The fluctuation margins of ERM II, set at 15% around the central parity rate agreed upon in the context of ERM II, allow a substantial deprecation or appreciation of the exchange rate. Moreover, if necessary, it can also be decided to change the central parity and to devalue or revalue the exchange rate. The latter option would still be less costly in terms of lost confidence and credibility than abandoning the policy of euroisation and reintroducing the national currency. Hence, membership of ERM II provides more flexibility for the country concerned than euroisation.

Concluding remarks

Ladies and gentlemen, I should now like to come to the conclusion of my speech today. The introduction of the euro – now almost two years ago – and the forthcoming cash changeover constitute two of the most important steps in the history of European integration. The framework in place to govern the second largest currency bloc in the world is robust and sound. The stability-oriented monetary policy strategy of the ECB is one of the key elements of this framework. It guarantees – as I have tried to explain today – the purchasing power of the euro.

The euro area is not an island. Although the introduction of the euro has made the European economies less vulnerable to external shocks, global developments still matter for the development of the euro area.

This is obviously also true for the countries outside the euro area. The euro area is too big to be overlooked or ignored.

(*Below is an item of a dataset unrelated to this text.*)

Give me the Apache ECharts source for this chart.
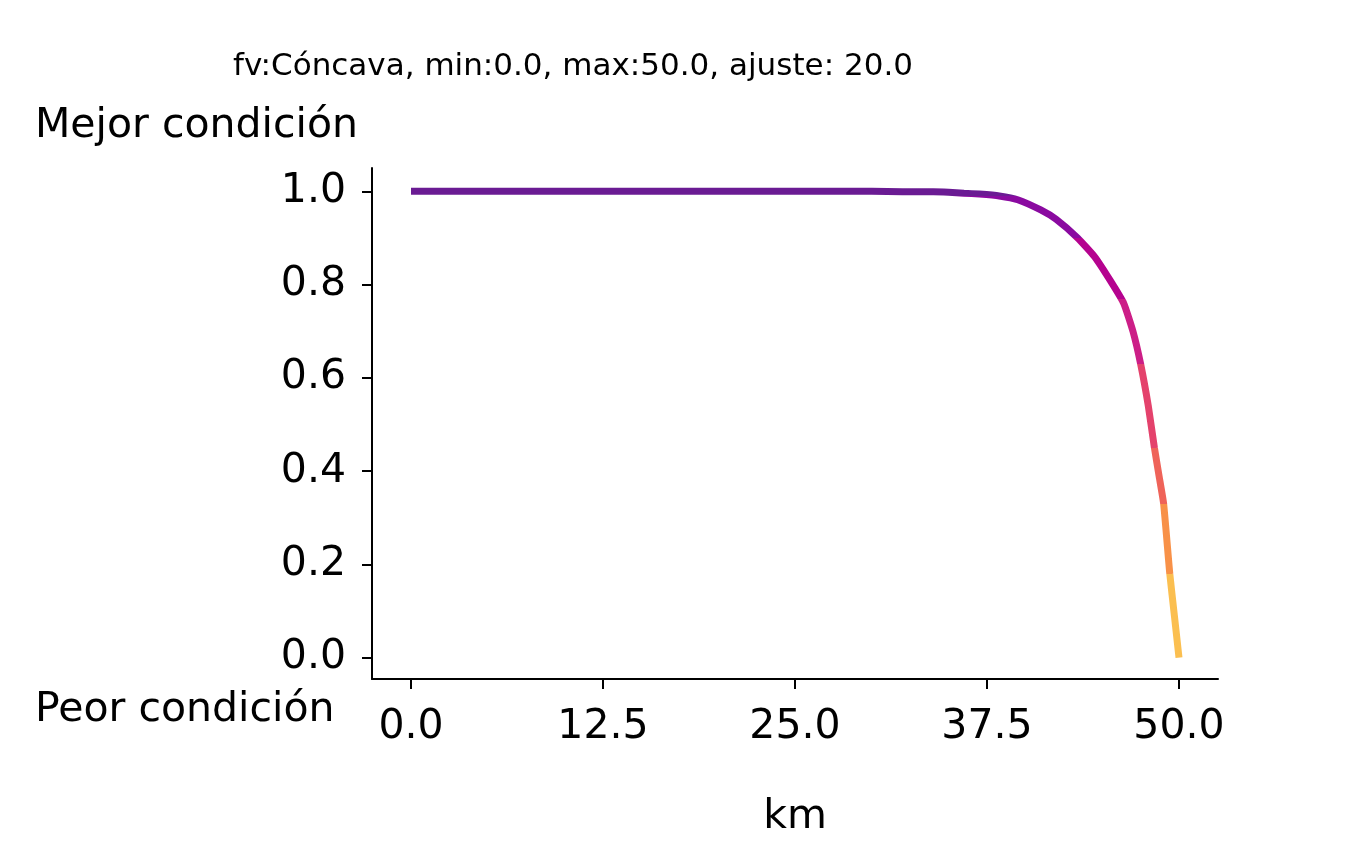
<!DOCTYPE html><html><head><meta charset="utf-8"><script src="https://cdn.jsdelivr.net/npm/echarts@6/dist/echarts.min.js"></script></head><body style="margin:0"><div id="c" style="width:1353px;height:843px"></div><script>
const kmValues=[0,5,10,15,20,25,30,32,34,35,36,37,38.3,39.5,41,42,43.4,44.5,45.5,46.4,47,47.5,48,48.4,48.7,49,49.4,49.7,50];
const conditionValues=[1,1,1,1,1,1,1,0.999,0.999,0.998,0.996,0.994,0.99,0.982,0.96,0.94,0.9,0.86,0.81,0.76,0.7,0.63,0.54,0.45,0.39,0.33,0.18,0.09,0.0];
const xTicks=[0,12.5,25,37.5,50];
const yTicks=[0,0.2,0.4,0.6,0.8,1];
const ch=echarts.init(document.getElementById('c'));
const F='DejaVu Sans';
ch.setOption({
 animation:false,
 title:{text:'fv:Cóncava, min:0.0, max:50.0, ajuste: 20.0',left:568,top:46,textAlign:'center',textStyle:{fontFamily:F,fontSize:31,fontWeight:'normal',color:'#000'}},
 graphic:[
  {type:'text',left:35,top:106,style:{text:'Mejor condición',font:'41px DejaVu Sans',fill:'#000'}},
  {type:'text',left:35,top:690,style:{text:'Peor condición',font:'41px DejaVu Sans',fill:'#000'}}
 ],
 grid:{left:372,right:135,top:168,bottom:153},
 xAxis:{type:'value',min:-2.54,max:52.54,name:'km',nameLocation:'middle',nameGap:118,nameTextStyle:{fontFamily:F,fontSize:41,color:'#000'},
  axisLine:{onZero:false,lineStyle:{color:'#000',width:2}},axisTick:{show:true,length:10,lineStyle:{color:'#000',width:2},customValues:xTicks},
  axisLabel:{customValues:xTicks,fontFamily:F,fontSize:41,color:'#000',margin:28,formatter:v=>v.toFixed(1)},splitLine:{show:false}},
 yAxis:{type:'value',min:-0.046,max:1.05,
  axisLine:{show:true,onZero:false,lineStyle:{color:'#000',width:2}},axisTick:{show:true,length:10,lineStyle:{color:'#000',width:2},customValues:yTicks},
  axisLabel:{customValues:yTicks,fontFamily:F,fontSize:41,color:'#000',margin:26,formatter:v=>v.toFixed(1)},splitLine:{show:false}},
 visualMap:{show:false,type:'piecewise',dimension:1,seriesIndex:0,pieces:[
  {lt:0.18,color:'#fbbf50'},{gte:0.18,lt:0.33,color:'#f89148'},{gte:0.33,lt:0.45,color:'#ef6359'},{gte:0.45,lt:0.63,color:'#e4426c'},
  {gte:0.63,lt:0.77,color:'#cc1e87'},{gte:0.77,lt:0.9,color:'#b5038f'},{gte:0.9,lt:0.99,color:'#8a0aa0'},{gte:0.99,color:'#6a1b93'}]},
 series:[{type:'line',data:kmValues.map((x,i)=>[x,conditionValues[i]]),showSymbol:false,smooth:0.15,lineStyle:{width:7}}]
});
</script></body></html>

Those countries outside the euro area having traditionally close ties with the countries that have adopted the euro are rightly considering the consequences for themselves of the introduction the euro. The conference today is proof of this. Whatever the consequences, it is important to realise that there is no tailor-made framework that countries outside the euro area can adopt. This said, I am convinced that Norway will make the right choices.